What I needed is an intermediary, something that would act as a third gear in the mesh to prevent the deadlocking: enter the Ballerina stream. I don’t have enough space in this blog post to go into an enormous amount of detail, but Ballerina streams are super powerful. In addition to providing an in-memory, thread-safe publish/subscribe mechanism, they also come complete with their own CEP (Complex Event Processing)-style query language, including the ability to do time windowing!
What I decided to do was refactor my code so that one worker reads from the user and then publishes that string on a stream. I then have a couple other workers that are subscribed to the same stream. Not only did this unlock the gears and prevent a deadlock and make the compiler happy, but I don’t have to use a while loop in the consumer worker.
In this code sample I’m also using Ballerina’s lambda syntax to provide an inline anonymous function that subscribes to messages in the stream. Streams can be free form or they can be type-constrained like the one I’m using. Seeing syntax like stream<T> variable;
makes my inner event-sourcing nerd giggle with glee.
Another thing that differentiates Ballerina streams from channels in Rust (and other languages) is that the stock Rust channels are mpsc
(Multiple Producer Single Consumer). As you can see in this code, streams can have multiple publishers and multiple consumers.

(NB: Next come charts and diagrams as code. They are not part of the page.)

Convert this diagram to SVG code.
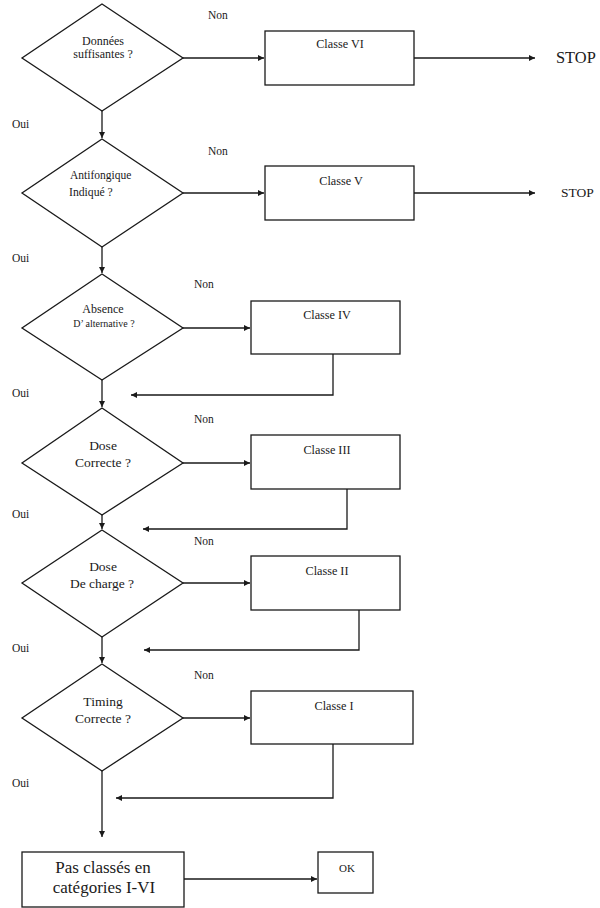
<svg xmlns="http://www.w3.org/2000/svg" width="600" height="908" viewBox="0 0 600 908" font-family="'Liberation Serif', 'Times New Roman', Times, serif">
<style>
.shape{fill:#fff;stroke:#1a1a1a;stroke-width:1.3}
.line{fill:none;stroke:#1a1a1a;stroke-width:1.3}
text{font-family:'Liberation Serif','Times New Roman',Times,serif;fill:#1a1a1a}
.lbl{font-size:11.5px}
.c{text-anchor:middle}
.q{font-size:12px}
.d{font-size:13.5px}
.cl{font-size:12.2px;text-anchor:middle}
</style>
<defs>
<marker id="ah" viewBox="0 0 10 10" refX="10" refY="5" markerWidth="7" markerHeight="6" markerUnits="userSpaceOnUse" orient="auto">
<path d="M0,0 L10,5 L0,10 Z" fill="#1a1a1a"/>
</marker>
</defs>

<g id="connectors">
<line class="line" x1="183" y1="58" x2="264" y2="58" marker-end="url(#ah)"/>
<line class="line" x1="414" y1="58" x2="535" y2="58" marker-end="url(#ah)"/>
<line class="line" x1="102" y1="111" x2="102" y2="138" marker-end="url(#ah)"/>
<line class="line" x1="183" y1="193" x2="264" y2="193" marker-end="url(#ah)"/>
<line class="line" x1="414" y1="193" x2="535" y2="193" marker-end="url(#ah)"/>
<line class="line" x1="102" y1="247" x2="102" y2="273" marker-end="url(#ah)"/>
<line class="line" x1="183" y1="328" x2="250" y2="328" marker-end="url(#ah)"/>
<polyline class="line" points="333,354 333,395 131,395" marker-end="url(#ah)"/>
<line class="line" x1="102" y1="380" x2="102" y2="407" marker-end="url(#ah)"/>
<line class="line" x1="183" y1="463" x2="250" y2="463" marker-end="url(#ah)"/>
<polyline class="line" points="347,489 347,529 143,529" marker-end="url(#ah)"/>
<line class="line" x1="102" y1="515" x2="102" y2="529" marker-end="url(#ah)"/>
<line class="line" x1="183" y1="583" x2="250" y2="583" marker-end="url(#ah)"/>
<polyline class="line" points="359,610 359,650 144,650" marker-end="url(#ah)"/>
<line class="line" x1="102" y1="637" x2="102" y2="663" marker-end="url(#ah)"/>
<line class="line" x1="183" y1="718" x2="250" y2="718" marker-end="url(#ah)"/>
<polyline class="line" points="333,744 333,798 116,798" marker-end="url(#ah)"/>
<line class="line" x1="102" y1="771" x2="102" y2="837" marker-end="url(#ah)"/>
<line class="line" x1="184" y1="879" x2="317" y2="879" marker-end="url(#ah)"/>
<text class="lbl" x="208" y="19">Non</text>
<text class="lbl" x="208" y="155">Non</text>
<text class="lbl" x="194" y="288">Non</text>
<text class="lbl" x="194" y="423">Non</text>
<text class="lbl" x="194" y="545">Non</text>
<text class="lbl" x="194" y="679">Non</text>
<text class="lbl" x="12" y="128">Oui</text>
<text class="lbl" x="12" y="262">Oui</text>
<text class="lbl" x="12" y="397">Oui</text>
<text class="lbl" x="12" y="518">Oui</text>
<text class="lbl" x="12" y="652">Oui</text>
<text class="lbl" x="12" y="787">Oui</text>
</g>

<g id="q1">
<polygon class="shape" points="102,4 183,58 102,111 22,58"/>
<text class="q c" x="103" y="45">Données</text>
<text class="q c" x="103" y="58">suffisantes ?</text>
</g>
<g id="c6">
<rect class="shape" x="265" y="31" width="149" height="54"/>
<text class="cl" x="340" y="48">Classe VI</text>
</g>
<g id="stop1"><text x="556" y="63" style="font-size:16.4px">STOP</text></g>

<g id="q2">
<polygon class="shape" points="102,139 183,193 102,247 22,193"/>
<text x="70" y="179" style="font-size:11.5px">Antifongique</text>
<text x="69" y="196" style="font-size:11.7px">Indiqué ?</text>
</g>
<g id="c5">
<rect class="shape" x="265" y="166" width="149" height="54"/>
<text class="cl" x="341" y="185">Classe V</text>
</g>
<g id="stop2"><text x="561" y="197" style="font-size:13.5px">STOP</text></g>

<g id="q3">
<polygon class="shape" points="102,274 183,328 102,380 22,328"/>
<text class="q c" x="103" y="313">Absence</text>
<text class="c" x="104" y="327" style="font-size:10px">D’ alternative ?</text>
</g>
<g id="c4">
<rect class="shape" x="251" y="301" width="149" height="53"/>
<text class="cl" x="327" y="319">Classe IV</text>
</g>

<g id="q4">
<polygon class="shape" points="102,408 183,463 102,515 22,463"/>
<text class="d c" x="103" y="450">Dose</text>
<text class="d c" x="103" y="467">Correcte ?</text>
</g>
<g id="c3">
<rect class="shape" x="251" y="435" width="149" height="54"/>
<text class="cl" x="327" y="454">Classe III</text>
</g>

<g id="q5">
<polygon class="shape" points="102,530 183,583 102,637 22,583"/>
<text class="d c" x="103" y="571">Dose</text>
<text class="d c" x="102" y="588">De charge ?</text>
</g>
<g id="c2">
<rect class="shape" x="251" y="556" width="149" height="54"/>
<text class="cl" x="327" y="575">Classe II</text>
</g>

<g id="q6">
<polygon class="shape" points="102,664 183,718 102,771 22,718"/>
<text class="d c" x="103" y="706">Timing</text>
<text class="d c" x="103" y="723">Correcte ?</text>
</g>
<g id="c1">
<rect class="shape" x="251" y="691" width="162" height="53"/>
<text class="cl" x="334" y="710">Classe I</text>
</g>

<g id="final">
<rect class="shape" x="22" y="852" width="162" height="55"/>
<text class="c" x="103" y="873" style="font-size:17px">Pas classés en</text>
<text class="c" x="104" y="893" style="font-size:17px">catégories I-VI</text>
</g>
<g id="ok">
<rect class="shape" x="318" y="852" width="55" height="41"/>
<text class="c" x="347" y="872" style="font-size:11px">OK</text>
</g>
</svg>
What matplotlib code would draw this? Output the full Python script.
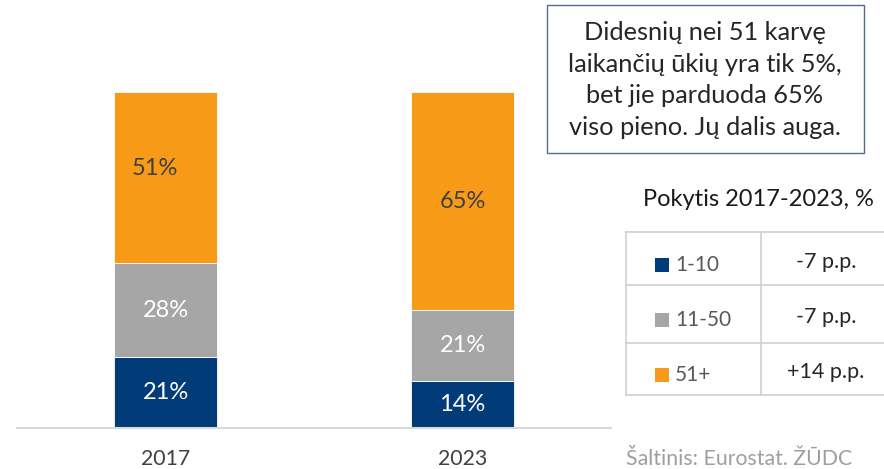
import matplotlib
matplotlib.use("Agg")
import matplotlib.pyplot as plt
from matplotlib.patches import Rectangle
from matplotlib.lines import Line2D

plt.rcParams['font.family'] = ['Lato', 'DejaVu Sans']

years = ["2017", "2023"]
groups = ["1-10", "11-50", "51+"]
shares = {
    "1-10": [21, 14],
    "11-50": [28, 21],
    "51+": [51, 65],
}
colors = {"1-10": "#023C78", "11-50": "#A6A6A6", "51+": "#F79A17"}
label_colors = {"1-10": "white", "11-50": "white", "51+": "#404040"}
changes = ["-7 p.p.", "-7 p.p.", "+14 p.p."]
note_text = "Didesnių nei 51 karvę\nlaikančių ūkių yra tik 5%,\nbet jie parduoda 65%\nviso pieno. Jų dalis auga."
table_title = "Pokytis 2017-2023, %"
source = "Šaltinis: Eurostat. ŽŪDC"

W, H = 884, 469
fig = plt.figure(figsize=(W / 100, H / 100), dpi=100)

# main bar axes (pixel geometry: x 17..611, y 92..428)
ax = fig.add_axes([17 / W, (H - 428) / H, (611 - 17) / W, (428 - 92) / H])
xpos = [0, 1]
bw = 103 / 297
bottoms = [0, 0]
for g in groups:
    vals = shares[g]
    ax.bar(xpos, vals, width=bw, bottom=bottoms, color=colors[g],
           edgecolor="white", linewidth=0.6, zorder=2)
    for i, (b, v) in enumerate(zip(bottoms, vals)):
        y = b + v / 2
        x = xpos[i]
        if g == "51+" and i == 0:
            x -= 0.035
            y += 2.8
        ax.text(x, y, f"{v}%", ha="center", va="center", fontsize=17,
                color=label_colors[g], zorder=3)
    bottoms = [b + v for b, v in zip(bottoms, vals)]

ax.set_xlim(-0.5, 1.5)
ax.set_ylim(0, 100)
for s in ["top", "right", "left"]:
    ax.spines[s].set_visible(False)
ax.spines["bottom"].set_color("#D9D9D9")
ax.spines["bottom"].set_linewidth(1.5)
ax.set_yticks([])
ax.set_xticks(xpos)
ax.set_xticklabels(years, fontsize=15.3, color="#404040")
ax.tick_params(axis="x", length=0, pad=15)

# overlay axes in pixel coordinates
ov = fig.add_axes([0, 0, 1, 1], zorder=5)
ov.set_xlim(0, W)
ov.set_ylim(H, 0)
ov.axis("off")
ov.patch.set_alpha(0)

# note box
ov.add_patch(Rectangle((547, 5), 317, 148, facecolor="white",
                       edgecolor="#56698F", linewidth=1.0))
ov.text(705, 80, note_text, ha="center", va="center", fontsize=18.3,
        color="#262626", linespacing=1.45)

# table
ov.text(758, 200, table_title, ha="center", va="center", fontsize=17,
        color="#1a1a1a")
row_lines = [232, 285, 343, 395]
gc = "#CFCFCF"
for yl in row_lines:
    ov.add_line(Line2D([626, 884], [yl, yl], color=gc, linewidth=1.2))
ov.add_line(Line2D([626, 626], [232, 395], color=gc, linewidth=1.2))
ov.add_line(Line2D([761, 761], [232, 395], color=gc, linewidth=1.2))
label_y = [265, 320, 375]
for k, g in enumerate(groups):
    yc = label_y[k]
    ov.add_patch(Rectangle((655, yc - 7), 14, 14, facecolor=colors[g],
                           edgecolor="none"))
    ov.text(675, yc, g, ha="left", va="center", fontsize=15, color="#595959")
    ov.text(826, yc - 3, changes[k], ha="center", va="center", fontsize=15.5,
            color="#262626")

ov.text(626, 459, source, ha="left", va="center", fontsize=15.3, color="#9E9E9E")

fig.savefig("out.png", dpi=100)
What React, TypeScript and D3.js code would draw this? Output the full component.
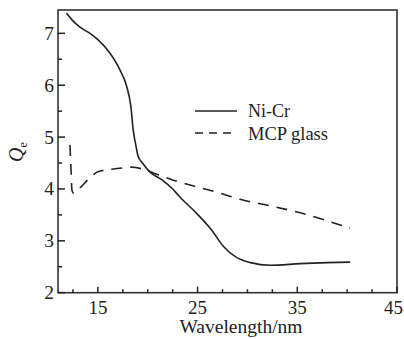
import React from "react";
import * as d3 from "d3";

const niCrX = [11.85, 12.4, 13.2, 14.2, 15.0, 16.2, 17.2, 17.9, 18.3, 18.55, 18.8, 19.05, 19.4, 20.2, 21.4, 22.5, 23.2, 24.9, 26.4, 27.6, 28.9, 30.3, 32.3, 35.3, 38.0, 40.3];
const niCrY = [7.39, 7.26, 7.12, 7.0, 6.88, 6.62, 6.3, 5.97, 5.6, 5.13, 4.85, 4.62, 4.52, 4.33, 4.18, 4.0, 3.85, 3.53, 3.21, 2.89, 2.68, 2.58, 2.53, 2.56, 2.58, 2.59];

const mcpX = [12.2, 12.3, 12.4, 12.55, 13.2, 14.0, 15.0, 16.4, 17.7, 18.4, 19.55, 20.7, 22.56, 24.9, 27.25, 29.25, 31.9, 35.3, 40.3];
const mcpY = [4.85, 4.4, 3.98, 3.92, 4.02, 4.18, 4.33, 4.38, 4.41, 4.42, 4.38, 4.3, 4.17, 4.04, 3.92, 3.8, 3.69, 3.54, 3.24];

const xMajor = [15, 25, 35, 45];
const xMinor = [12.5, 17.5, 20, 22.5, 27.5, 30, 32.5, 37.5, 40, 42.5];
const yMajor = [2, 3, 4, 5, 6, 7];
const yMinor = [2.5, 3.5, 4.5, 5.5, 6.5];

const seriesNames = ["Ni-Cr", "MCP glass"];

const W = 404, H = 339;
const L = 58, R = 397, T = 10, B = 292.7;
const FONT = "'Liberation Serif', 'Times New Roman', serif";

export default function App() {
  const x = d3.scaleLinear().domain([11, 45]).range([L, R]);
  const y = d3.scaleLinear().domain([2, 7.45]).range([B, T]);
  const line = d3.line<[number, number]>().x(d => x(d[0])).y(d => y(d[1])).curve(d3.curveMonotoneX);
  const niCr = niCrX.map((v, i) => [v, niCrY[i]] as [number, number]);
  const mcp = mcpX.map((v, i) => [v, mcpY[i]] as [number, number]);
  const ink = "#222";
  return (
    <svg width={W} height={H} style={{ position: "absolute", left: 0, top: 0, background: "#fff" }}>
      <rect x={0} y={0} width={W} height={H} fill="#fff" />
      <rect x={L} y={T} width={R - L} height={B - T} fill="none" stroke="#333" strokeWidth={1.6} />
      {xMajor.map(t => (
        <line key={"xM" + t} x1={x(t)} x2={x(t)} y1={B} y2={B - 6} stroke={ink} strokeWidth={1.5} />
      ))}
      {xMinor.map(t => (
        <line key={"xm" + t} x1={x(t)} x2={x(t)} y1={B} y2={B - 3.5} stroke={ink} strokeWidth={1.5} />
      ))}
      {yMajor.map(t => (
        <line key={"yM" + t} x1={L} x2={L + 7} y1={y(t)} y2={y(t)} stroke={ink} strokeWidth={1.5} />
      ))}
      {yMinor.map(t => (
        <line key={"ym" + t} x1={L} x2={L + 4} y1={y(t)} y2={y(t)} stroke={ink} strokeWidth={1.5} />
      ))}
      {xMajor.map(t => (
        <text key={"xl" + t} x={Math.min(x(t), 403 - 9.5)} y={314} textAnchor="middle" fontFamily={FONT} fontSize={19} fill={ink}>{t}</text>
      ))}
      {yMajor.map(t => (
        <text key={"yl" + t} x={54} y={y(t) + 6.5} textAnchor="end" fontFamily={FONT} fontSize={19.5} fill={ink}>{t}</text>
      ))}
      <text x={241} y={333} textAnchor="middle" fontFamily={FONT} fontSize={19.5} fill={ink}>Wavelength/nm</text>
      <text transform="translate(23,152) rotate(-90)" textAnchor="middle" fontFamily={FONT} fontSize={20} fill={ink}>
        <tspan fontStyle="italic">Q</tspan>
        <tspan fontSize={12} dy={4}>e</tspan>
      </text>
      <path d={line(niCr) || ""} fill="none" stroke={ink} strokeWidth={1.6} strokeLinejoin="round" />
      <path d={line(mcp) || ""} fill="none" stroke={ink} strokeWidth={1.6} strokeDasharray="11 8" strokeLinejoin="round" />
      <line x1={195} x2={237} y1={111} y2={111} stroke={ink} strokeWidth={1.6} />
      <line x1={195} x2={237} y1={133} y2={133} stroke={ink} strokeWidth={1.6} strokeDasharray="8 6" />
      <text x={248} y={117} fontFamily={FONT} fontSize={18} fill={ink}>{seriesNames[0]}</text>
      <text x={248} y={140} fontFamily={FONT} fontSize={18.5} fill={ink}>{seriesNames[1]}</text>
    </svg>
  );
}
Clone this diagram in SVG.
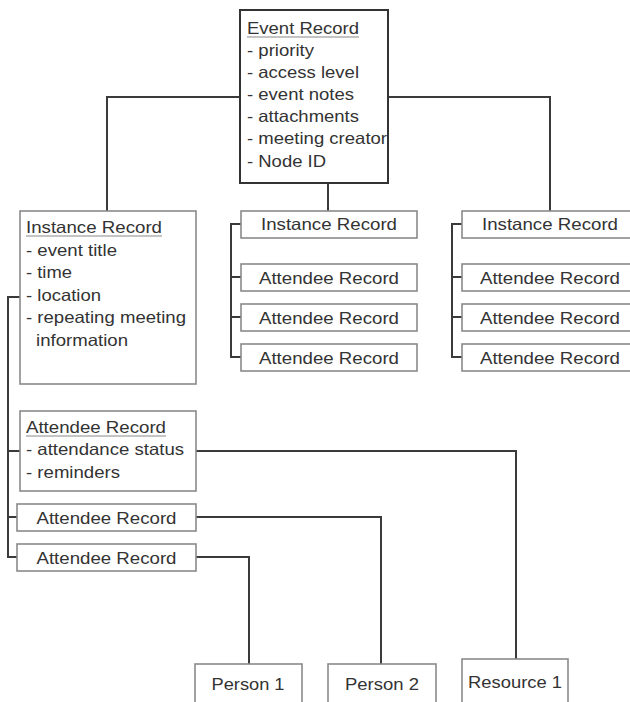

So let’s run this and see what happens:
$ ballerina run workers.bal
Type something:
testy mctesto
Type something:
[ECHO 2] testy mctesto
[ECHO 1] testy mctesto
alice
Type something:
[ECHO 1] alice
[ECHO 2] alice
bob
Type something:
[ECHO 1] bob
[ECHO 2] bob
If you look at the output from running this application, you can see the concurrency in action as the output is interleaved randomly. And of course, no Ballerina blog post wouldn’t be complete without an auto-generated diagram (note the default worker in addition to the three I explicitly created):
I am looking forward to getting a chance to exercise these features more, but from what I’ve seen thus far, concurrency in Ballerina looks pretty powerful and with very simple syntax.